Potato consumption in the U.S. has been down quite a bit since the dawn of the Atkins and other low-carb diets. Meanwhile, consumption of quinoa has skyrocketed. I find this slightly amusing since together, they are two of the three were dietary staples of the Inca people, originating in the highlands of Peru and Bolivia. (The other is corn).
Quinoa is now considered a superfood, hailed for being high protein and gluten free. Potatoes are also relatively high in protein. They, too, are gluten-free. In Incan cuisine, quinoa and potatoes are very commonly eaten together. And yet many health conscious Americans still consider potatoes a food to avoid, shunned potatoes as if they were the vegetable equivalent of Wonder Bread ™. Not true!
Disclaimer: Terra Firma grows potatoes. We don’t grow quinoa. So I might be considered slightly biased here. That said, I do eat and enjoy quinoa regularly.
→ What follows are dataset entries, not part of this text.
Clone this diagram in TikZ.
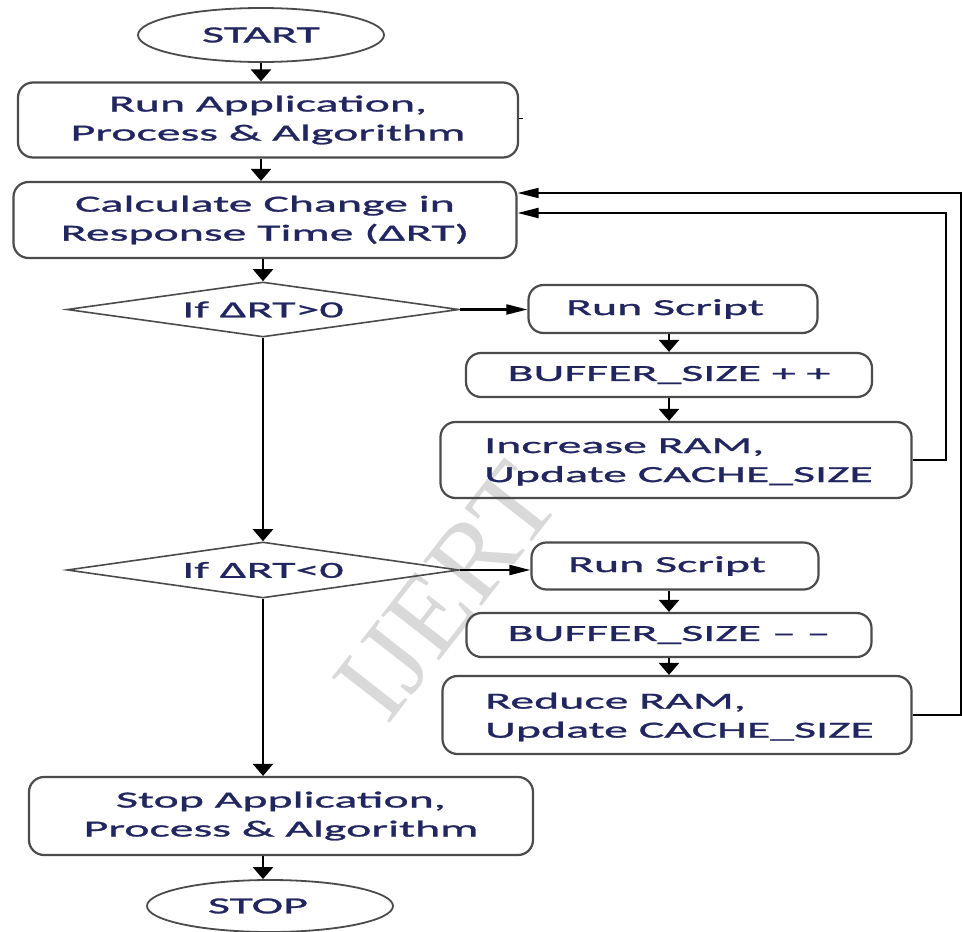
\documentclass[tikz,border=0pt]{standalone}
\usepackage{fontspec}
\setmainfont{Carlito}
\newfontfamily\wfont[FakeStretch=2.08,FakeBold=1.2]{Carlito}
\newfontfamily\wmfont{Liberation Serif}
\usetikzlibrary{shapes.geometric,arrows.meta}
\definecolor{ink}{RGB}{34,38,96}
\definecolor{edge}{RGB}{75,75,75}

\tikzset{
  base/.style={draw=edge, line width=2.2pt, text=ink, align=center, inner sep=0pt,
    font=\wfont\fontsize{23}{29}\selectfont},
  txt/.style={text=ink, inner sep=0pt, font=\wfont\fontsize{23}{29}\selectfont},
  box/.style={base, rectangle, rounded corners=15pt},
  term/.style={base, ellipse, line width=1.8pt},
  dec/.style={base, diamond, shape aspect=7, line width=1.6pt},
  varr/.style={-{Triangle[length=12pt,width=20pt]}, line width=2.4pt},
  harr/.style={-{Triangle[length=21pt,width=10pt]}, line width=2.2pt},
  wire/.style={line width=2.2pt}
}

\begin{document}
\begin{tikzpicture}[x=1pt,y=-1pt]
  \path[use as bounding box, fill=white] (0,0) rectangle (962,932);

  % faint publisher mark
  \node[rotate=52, text=black!15, font=\wmfont\fontsize{112}{112}\selectfont] (mark) at (447,592) {IJERT};

  % main column
  \node[term, minimum width=246, minimum height=54] (start) at (261,35) {START};
  \node[box, minimum width=500, minimum height=75] (runapp) at (268,120)
    {Run Application,\\Process \& Algorithm};
  \node[box, minimum width=503, minimum height=76] (calc) at (265,220)
    {Calculate Change in\\Response Time (ΔRT)};
  \node[dec, minimum width=392, minimum height=55] (d1) at (263,309.5) {If ΔRT>0};
  \node[dec, minimum width=392, minimum height=56] (d2) at (263,570) {If ΔRT<0};
  \node[box, minimum width=504, minimum height=78] (stopb) at (281,816)
    {Stop Application,\\Process \& Algorithm};
  \node[term, minimum width=246, minimum height=52] (stop) at (270,906) {};
  \node[txt] (stopt) at (258,906) {STOP};

  % increase branch
  \node[box, minimum width=289, minimum height=48] (rs1) at (673,309) {};
  \node[txt] (rs1t) at (665,309) {Run Script};
  \node[box, minimum width=406, minimum height=44] (buf1) at (669,375) {BUFFER\_SIZE + +};
  \node[box, minimum width=471, minimum height=76] (inc) at (676,460) {};
  \node[txt, anchor=west, align=left] (inct) at (484,462) {Increase RAM,\\Update CACHE\_SIZE};

  % decrease branch
  \node[box, minimum width=287, minimum height=47] (rs2) at (675,566) {};
  \node[txt] (rs2t) at (667,566) {Run Script};
  \node[box, minimum width=405, minimum height=44] (buf2) at (669,635) {BUFFER\_SIZE – –};
  \node[box, minimum width=469, minimum height=78] (red) at (677,715) {};
  \node[txt, anchor=west, align=left] (redt) at (485,717) {Reduce RAM,\\Update CACHE\_SIZE};

  % loop-back corners
  \coordinate (in1) at (946,213);
  \coordinate (in2) at (961,193);
  \coordinate (stub) at (523,118);

  % connectors
  \draw[varr] (start.south) -- (start.south |- runapp.north);
  \draw[varr] (runapp.south -| start.south) -- (calc.north -| start.south);
  \draw[varr] (calc.south -| d1.north) -- (d1.north);
  \draw[harr] (d1.east) -- (d1.east -| rs1.west);
  \draw[varr] (buf1.north |- rs1.south) -- (buf1.north);
  \draw[varr] (buf1.south) -- (buf1.south |- inc.north);
  \draw[varr] (d1.south) -- (d2.north);
  \draw[harr] (d2.east) -- (d2.east -| rs2.west);
  \draw[varr] (buf2.north |- rs2.south) -- (buf2.north);
  \draw[varr] (buf2.south) -- (buf2.south |- red.north);
  \draw[varr] (d2.south) -- (d2.south |- stopb.north);
  \draw[varr] (stopb.south -| d2.south) -- (stop.north -| d2.south);
  \draw[harr] (inc.east) -| (in1) -- (calc.east |- in1);
  \draw[harr, line width=1.6pt] (red.east) -| (in2) -- (calc.east |- in2);
  \draw[line width=1pt] (runapp.east |- stub) -- (stub);
\end{tikzpicture}
\end{document}
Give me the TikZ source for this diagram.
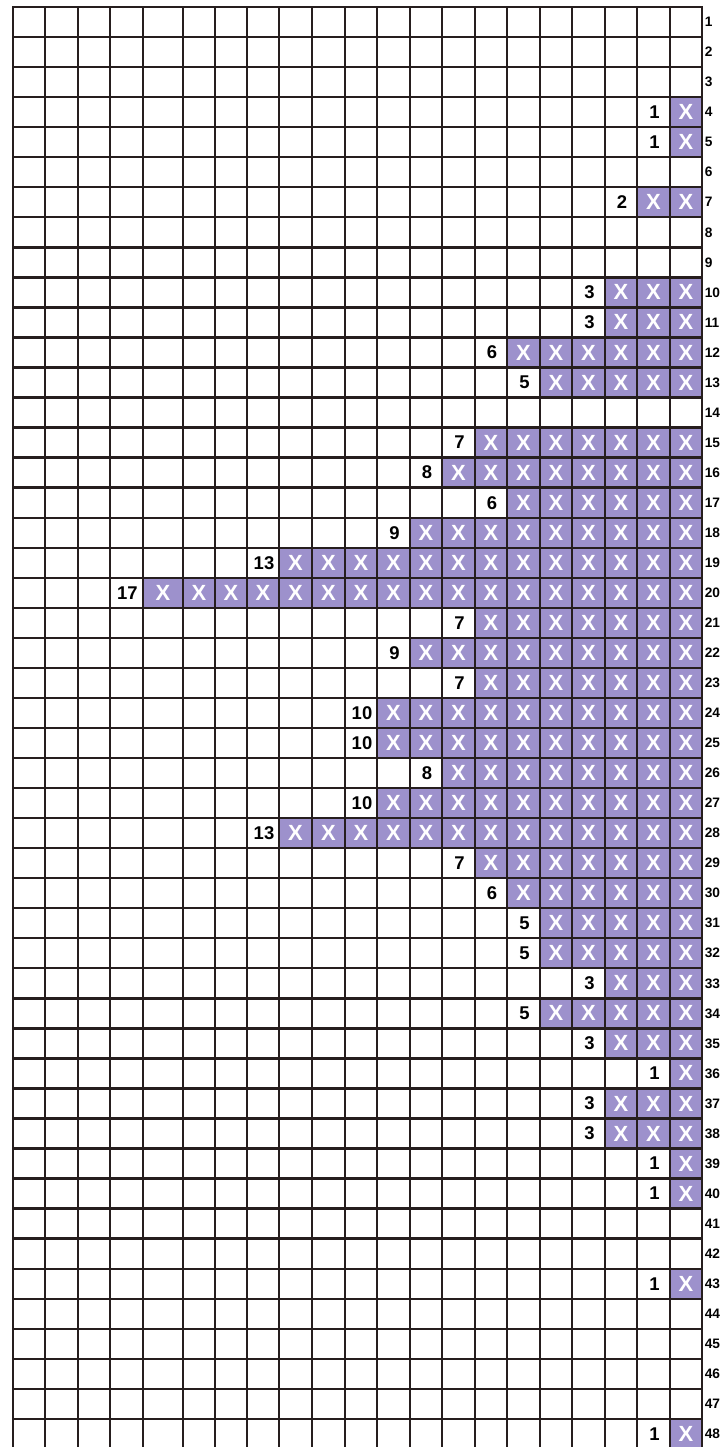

Yes, I know potatoes contain carbohydrates. But they don’t deserve to be lumped in with white bread, white rice, sugar, soda and all the other nutrient-empty foods that do little more than inject sugar into your blood through your mouth. They are a vegetable, a whole food with natural vitamins, minerals, fiber and protein.
Eaten in moderation, healthfully prepared potatoes are a beneficial addition to almost anyone’s diet: boiled, baked, roasted, sauteed. Unfortunately, the majority of potatoes consumed in the U.S. are deep fried and eaten as fries or chips. And even if they are not, they are often smothered with unhealthy amounts of cheese, butter, or sour cream.
I say, stop blaming “the Other Andean Superfood” for the unhealthy ways in which many Americans choose to eat them.
There is one important difference between the two staple Andean foods: Quinoa is difficult to grow in the U.S., so most of it is imported. Many of the Peruvian and Bolivian small farmers who grow it can no longer afford to eat it due to the high price caused by demand from global health gourmands. But potatoes, grown in most states of our country, are readily available almost year-round from local farmers and relatively affordable in comparison.
Potatoes deserve to be part of a healthy plant-centered diet, and they are an important part of our CSA boxes year round at Terra Firma.